Neither we or the Client will have any liability to a Creator in respect of a failure by the Client for any reason to select a Pitch.
Once a Pitch has been accepted, or if the Client and Creator otherwise agree, Client and Creator consent to us providing each of Client and Creator’s contact details to each other.
|Upon the notification to a creator that a Pitch has been successful the Creator will automatically enter into the below contract (Production Contract).|
To the extent of any inconsistency, any provisions of the Brief will override the terms of the Contract.

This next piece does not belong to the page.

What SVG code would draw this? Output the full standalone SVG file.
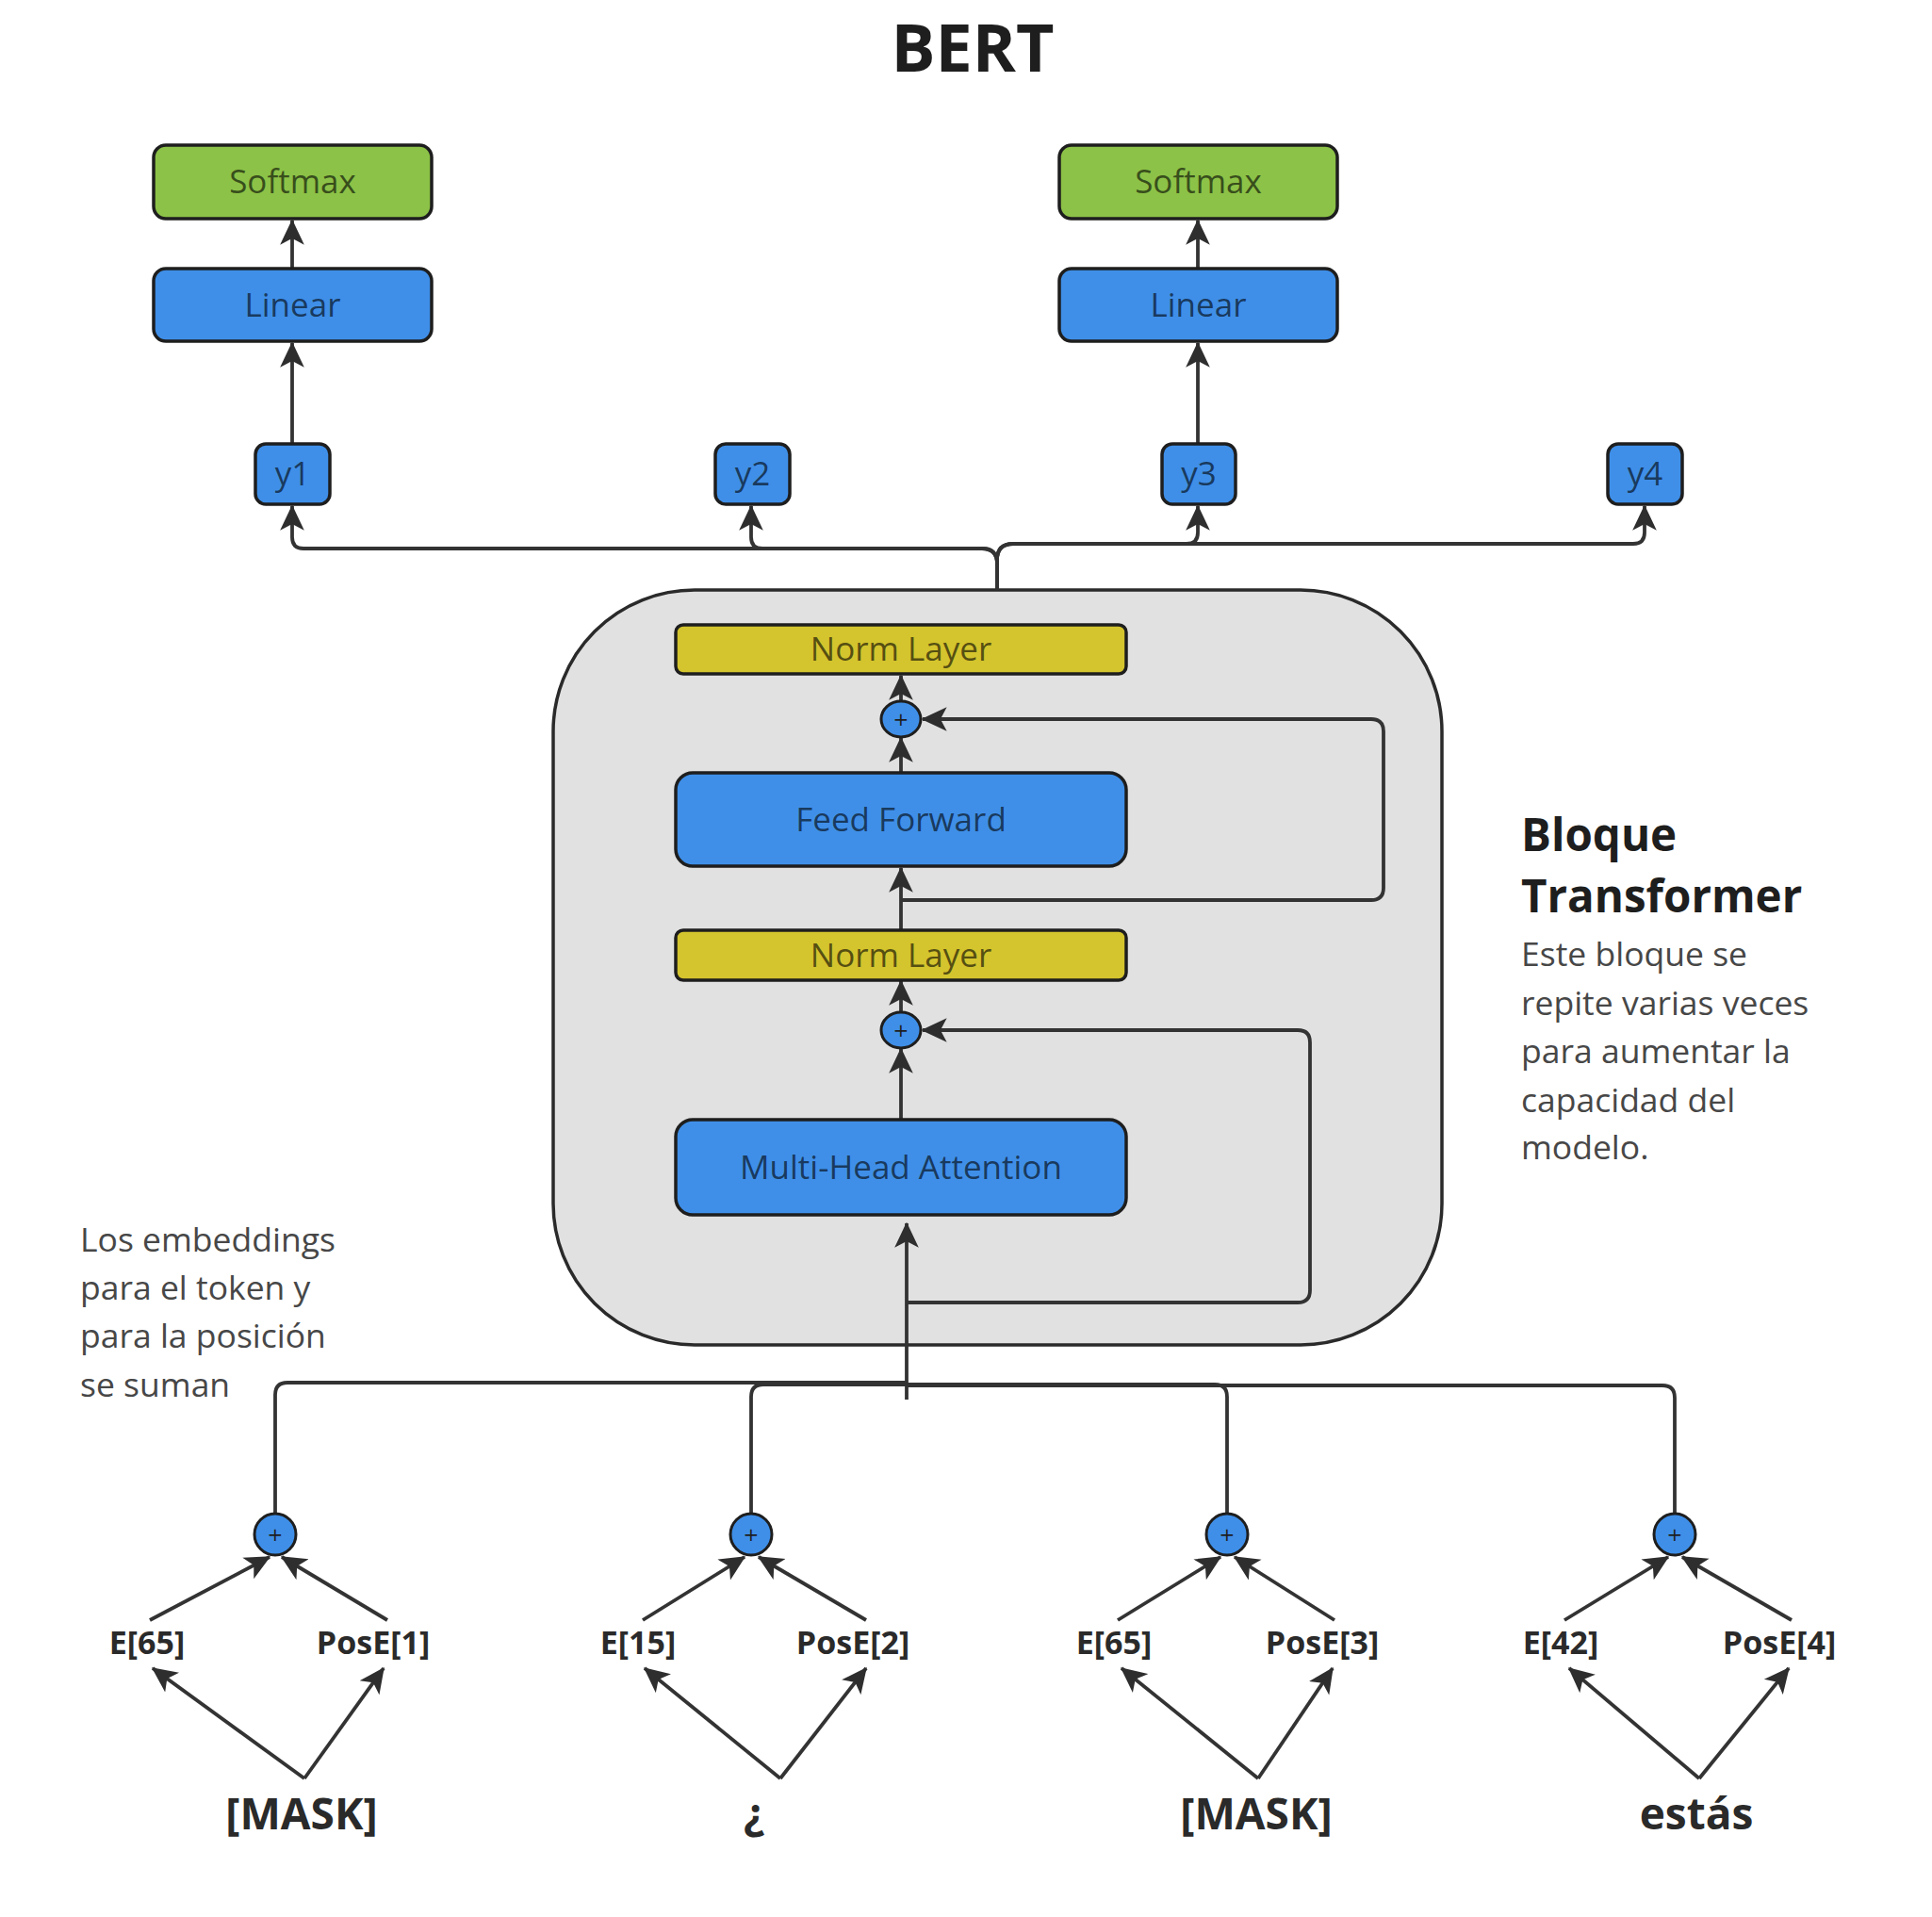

|The selected Creator shall provide production services (the “Services”) to Wooshii ltd for the usage specified (the” Usage”) as a producer of creative content more specifically described below (the “Content”) and deliver such Content to Wooshii Ltd in accordance with this Agreement.|
CONTENT AND SERVICES:
Shall be provided as per the brief
Usage: All media cleared for online use in perpetuity. Includes; Music, Voiceover Talent, On-Screen Talent and Stock Imagery etc.
Unless otherwise stated in this Agreement the delivered Content has to meet the Technical Specifications set out in the Schedule.
Delivery Materials shall include:
Proxy Files uploaded to Wooshii Dropbox, within 24 hours of the shoot day (see attachment).
Finished production of Content
Rushes and project files from production of the Content
Any release forms pertinent to the Content and Services
GRANT OF RIGHTS:
Under this agreement the Creator assigns to Wooshii Ltd absolutely all copyright and other interest (including any future interest to which the Creator may become entitled) in the Delivery Materials for the duration of the copyright (including any renewals and extensions).
The Creator shall not prevent Wooshii Ltd or any person authorised by Wooshii ltd from exploiting those rights in any manner.
Any music used must be rights cleared and signed off with Wooshii Ltd prior to delivery. Creators shall remain solely responsible for the clearance of rights necessary to use the Content according to Usage.
Creator is aware of the requirement that persons captured visually e.g. on videos, photographs or graphics need to agree to the publication and the usage of the respective Content (“Appearance Release”).
WARRANTIES AND REPRESENTATION:
Creator represents and warrants that:
it is entitled to grant the rights described in the Grant of Rights paragraph above free of any encumbrance and either owns, or has obtained and paid for licences to use, all materials provided to Wooshii Ltd by the Creator in connection with the production of the Content;
it is under no restriction that would prevent it from performing this agreement; and
the Content will not contain material that is unlawful or will promote illegal or unlawful activities (including illegal product placement).
Creator shall indemnify and hold Wooshii Ltd harmless against all actions, claims, costs (including legal costs and settlement costs and other payments), proceedings, direct and indirect damages, expenses, or fines arising out of any breach or non-performance by Creator, in particular of any warranty given by it or obligation undertaken by it in this Agreement.
In the event of any cancellation Wooshii Ltd will first look to reschedule a Shoot Start. If a new Shoot Start is agreed, it will be without penalty. In the event a new Shoot Start is not possible Wooshii Ltd may cancel a shoot at no charge up to 48 hours before a Shoot Start. In the event Wooshii Ltd cancels a shoot under 24 hours of a Shoot Start time Wooshii will pay 100% of the Commissioning Fee. All events of force majeure which prevent Wooshii Ltd from honouring the Shoot Start will entitle Wooshii Ltd to reschedule the Shoot Start without penalty.
Each party represent and warrant that it shall not disclose to any third party any information with respect to this Agreement except (a) to the extent necessary to comply with law or the valid order of a court of competent jurisdiction in which event the parties so complying will notify the other party as promptly as practical (and if possible prior to making any disclosure), (b) as part of its normal reporting or reviewing procedure to its parent company, its auditors or its attorneys and authorities, (c) already public known information (as to be proven by the disclosing party) or (d) with prior mutual agreement of the parties or (e) in order to enforce its rights pursuant to this Agreement.
CHOICE OF LAW:
This Agreement shall be governed by and construed in accordance with the provisions of UK law. All disputes arising from or in connection with this Agreement shall be referred to the court having subject-matter jurisdiction for commercial matters in the UK.